Source excerpt
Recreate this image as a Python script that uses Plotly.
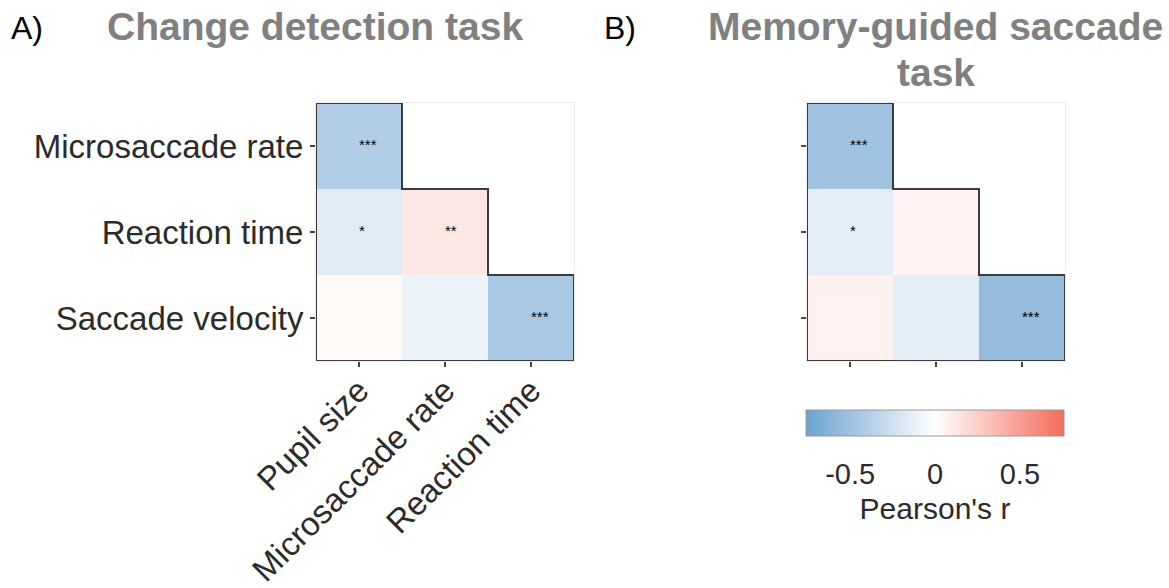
import plotly.graph_objects as go

# ---------------- data ----------------
row_labels = ["Microsaccade rate", "Reaction time", "Saccade velocity"]
col_labels = ["Pupil size", "Microsaccade rate", "Reaction time"]

r_change = [[-0.40, None, None],
            [-0.16, 0.12, None],
            [0.03, -0.10, -0.45]]
stars_change = [["***", "", ""],
                ["*", "**", ""],
                ["", "", "***"]]

r_memory = [[-0.50, None, None],
            [-0.15, 0.06, None],
            [0.07, -0.14, -0.55]]
stars_memory = [["***", "", ""],
                ["*", "", ""],
                ["", "", "***"]]

cbar_ticks = [-0.5, 0, 0.5]
cbar_ticktext = ["-0.5", "0", "0.5"]

# ---------------- figure ----------------
W, H = 1169, 588
FONT = "Liberation Sans, Arial, sans-serif"
TXT = "#2b2b2b"

def px_x(p):
    return p / W

def px_y(p):
    return 1 - p / H

n = len(row_labels)
idx = list(range(n))

fig = go.Figure()
panels = [(r_change, stars_change, "x", "y"), (r_memory, stars_memory, "x2", "y2")]
for z, stars, xa, ya in panels:
    fig.add_trace(go.Heatmap(
        z=z, x=idx, y=idx, coloraxis="coloraxis",
        xaxis=xa, yaxis=ya, hoverongaps=False,
    ))
    sx, sy, st = [], [], []
    for i in range(n):
        for j in range(n):
            if stars[i][j]:
                sx.append(j)
                sy.append(i)
                st.append(stars[i][j])
    fig.add_trace(go.Scatter(
        x=sx, y=sy, text=st, mode="text", textposition="middle right",
        textfont=dict(size=15, color="black", family=FONT),
        xaxis=xa, yaxis=ya, showlegend=False, hoverinfo="skip",
    ))

ydom = [px_y(361), px_y(103)]
axis_common = dict(
    range=[-0.5, n - 0.5], showgrid=False, zeroline=False, automargin=False,
    showline=True, mirror=True, linecolor="#ececec", linewidth=1,
    ticks="outside", ticklen=5, tickwidth=1.5, tickcolor="#444",
    tickvals=idx, tickfont=dict(size=33, color=TXT, family=FONT),
)

fig.update_layout(
    width=W, height=H,
    margin=dict(l=0, r=0, t=0, b=0, autoexpand=False),
    paper_bgcolor="white", plot_bgcolor="white",
    font=dict(family=FONT, color=TXT),
    showlegend=False,
    xaxis=dict(axis_common, domain=[px_x(316), px_x(574)], anchor="y",
               ticktext=col_labels, tickangle=-45, ticklabelstandoff=-9),
    yaxis=dict(axis_common, domain=ydom, anchor="x",
               range=[n - 0.5, -0.5], ticktext=row_labels),
    xaxis2=dict(axis_common, domain=[px_x(807), px_x(1065)], anchor="y2",
                showticklabels=False),
    yaxis2=dict(axis_common, domain=ydom, anchor="x2",
                range=[n - 0.5, -0.5], showticklabels=False),
    coloraxis=dict(
        cmin=-0.76, cmax=0.76,
        colorscale=[[0, "rgb(108,162,208)"], [0.5, "rgb(255,255,255)"],
                    [1, "rgb(244,108,90)"]],
        colorbar=dict(
            orientation="h",
            x=px_x(935), xanchor="center",
            y=px_y(410), yanchor="top",
            lenmode="fraction", len=258 / W,
            thicknessmode="pixels", thickness=26,
            xpad=0, ypad=0,
            outlinecolor="#999", outlinewidth=1,
            tickvals=cbar_ticks, ticktext=cbar_ticktext,
            ticks="outside", ticklen=13, tickcolor="rgba(0,0,0,0)",
            tickfont=dict(size=29, color=TXT, family=FONT),
            title=dict(text="Pearson's r", side="bottom",
                       font=dict(size=30, color=TXT, family=FONT)),
        ),
    ),
)

# staircase outline around the lower triangle, built from the category count
def stair_path():
    pts = [(-0.5, -0.5)]
    for i in range(n):
        pts.append((i + 0.5, i - 0.5))
        pts.append((i + 0.5, i + 0.5))
    pts[-1] = (n - 0.5, n - 0.5)
    pts.append((-0.5, n - 0.5))
    return "M " + " L ".join(f"{x},{y}" for x, y in pts) + " Z"

for xr, yr in (("x", "y"), ("x2", "y2")):
    fig.add_shape(type="path", path=stair_path(), xref=xr, yref=yr,
                  line=dict(color="#3c3c3c", width=2), fillcolor="rgba(0,0,0,0)")

# titles and panel letters
title_font = dict(size=39, color="#808080", family=FONT, weight="bold")
letter_font = dict(size=32, color="black", family=FONT)
annos = [
    dict(text="A)", x=px_x(9), y=px_y(28), xanchor="left", font=letter_font),
    dict(text="B)", x=px_x(602), y=px_y(28), xanchor="left", font=letter_font),
    dict(text="Change detection task", x=px_x(315), y=px_y(26),
         xanchor="center", font=title_font),
    dict(text="Memory-guided saccade", x=px_x(935), y=px_y(26),
         xanchor="center", font=title_font),
    dict(text="task", x=px_x(936), y=px_y(73),
         xanchor="center", font=title_font),
]
for a in annos:
    fig.add_annotation(xref="paper", yref="paper", yanchor="middle",
                       showarrow=False, **a)

fig.write_html("out.html")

Exercise aim
Working from the material above, transcribe it exactly while omitting pictures.

Exercise output
Recreate this image as a Python script that uses Plotly.
import plotly.graph_objects as go

# ---------------- data ----------------
row_labels = ["Microsaccade rate", "Reaction time", "Saccade velocity"]
col_labels = ["Pupil size", "Microsaccade rate", "Reaction time"]

r_change = [[-0.40, None, None],
            [-0.16, 0.12, None],
            [0.03, -0.10, -0.45]]
stars_change = [["***", "", ""],
                ["*", "**", ""],
                ["", "", "***"]]

r_memory = [[-0.50, None, None],
            [-0.15, 0.06, None],
            [0.07, -0.14, -0.55]]
stars_memory = [["***", "", ""],
                ["*", "", ""],
                ["", "", "***"]]

cbar_ticks = [-0.5, 0, 0.5]
cbar_ticktext = ["-0.5", "0", "0.5"]

# ---------------- figure ----------------
W, H = 1169, 588
FONT = "Liberation Sans, Arial, sans-serif"
TXT = "#2b2b2b"

def px_x(p):
    return p / W

def px_y(p):
    return 1 - p / H

n = len(row_labels)
idx = list(range(n))

fig = go.Figure()
panels = [(r_change, stars_change, "x", "y"), (r_memory, stars_memory, "x2", "y2")]
for z, stars, xa, ya in panels:
    fig.add_trace(go.Heatmap(
        z=z, x=idx, y=idx, coloraxis="coloraxis",
        xaxis=xa, yaxis=ya, hoverongaps=False,
    ))
    sx, sy, st = [], [], []
    for i in range(n):
        for j in range(n):
            if stars[i][j]:
                sx.append(j)
                sy.append(i)
                st.append(stars[i][j])
    fig.add_trace(go.Scatter(
        x=sx, y=sy, text=st, mode="text", textposition="middle right",
        textfont=dict(size=15, color="black", family=FONT),
        xaxis=xa, yaxis=ya, showlegend=False, hoverinfo="skip",
    ))

ydom = [px_y(361), px_y(103)]
axis_common = dict(
    range=[-0.5, n - 0.5], showgrid=False, zeroline=False, automargin=False,
    showline=True, mirror=True, linecolor="#ececec", linewidth=1,
    ticks="outside", ticklen=5, tickwidth=1.5, tickcolor="#444",
    tickvals=idx, tickfont=dict(size=33, color=TXT, family=FONT),
)

fig.update_layout(
    width=W, height=H,
    margin=dict(l=0, r=0, t=0, b=0, autoexpand=False),
    paper_bgcolor="white", plot_bgcolor="white",
    font=dict(family=FONT, color=TXT),
    showlegend=False,
    xaxis=dict(axis_common, domain=[px_x(316), px_x(574)], anchor="y",
               ticktext=col_labels, tickangle=-45, ticklabelstandoff=-9),
    yaxis=dict(axis_common, domain=ydom, anchor="x",
               range=[n - 0.5, -0.5], ticktext=row_labels),
    xaxis2=dict(axis_common, domain=[px_x(807), px_x(1065)], anchor="y2",
                showticklabels=False),
    yaxis2=dict(axis_common, domain=ydom, anchor="x2",
                range=[n - 0.5, -0.5], showticklabels=False),
    coloraxis=dict(
        cmin=-0.76, cmax=0.76,
        colorscale=[[0, "rgb(108,162,208)"], [0.5, "rgb(255,255,255)"],
                    [1, "rgb(244,108,90)"]],
        colorbar=dict(
            orientation="h",
            x=px_x(935), xanchor="center",
            y=px_y(410), yanchor="top",
            lenmode="fraction", len=258 / W,
            thicknessmode="pixels", thickness=26,
            xpad=0, ypad=0,
            outlinecolor="#999", outlinewidth=1,
            tickvals=cbar_ticks, ticktext=cbar_ticktext,
            ticks="outside", ticklen=13, tickcolor="rgba(0,0,0,0)",
            tickfont=dict(size=29, color=TXT, family=FONT),
            title=dict(text="Pearson's r", side="bottom",
                       font=dict(size=30, color=TXT, family=FONT)),
        ),
    ),
)

# staircase outline around the lower triangle, built from the category count
def stair_path():
    pts = [(-0.5, -0.5)]
    for i in range(n):
        pts.append((i + 0.5, i - 0.5))
        pts.append((i + 0.5, i + 0.5))
    pts[-1] = (n - 0.5, n - 0.5)
    pts.append((-0.5, n - 0.5))
    return "M " + " L ".join(f"{x},{y}" for x, y in pts) + " Z"

for xr, yr in (("x", "y"), ("x2", "y2")):
    fig.add_shape(type="path", path=stair_path(), xref=xr, yref=yr,
                  line=dict(color="#3c3c3c", width=2), fillcolor="rgba(0,0,0,0)")

# titles and panel letters
title_font = dict(size=39, color="#808080", family=FONT, weight="bold")
letter_font = dict(size=32, color="black", family=FONT)
annos = [
    dict(text="A)", x=px_x(9), y=px_y(28), xanchor="left", font=letter_font),
    dict(text="B)", x=px_x(602), y=px_y(28), xanchor="left", font=letter_font),
    dict(text="Change detection task", x=px_x(315), y=px_y(26),
         xanchor="center", font=title_font),
    dict(text="Memory-guided saccade", x=px_x(935), y=px_y(26),
         xanchor="center", font=title_font),
    dict(text="task", x=px_x(936), y=px_y(73),
         xanchor="center", font=title_font),
]
for a in annos:
    fig.add_annotation(xref="paper", yref="paper", yanchor="middle",
                       showarrow=False, **a)

fig.write_html("out.html")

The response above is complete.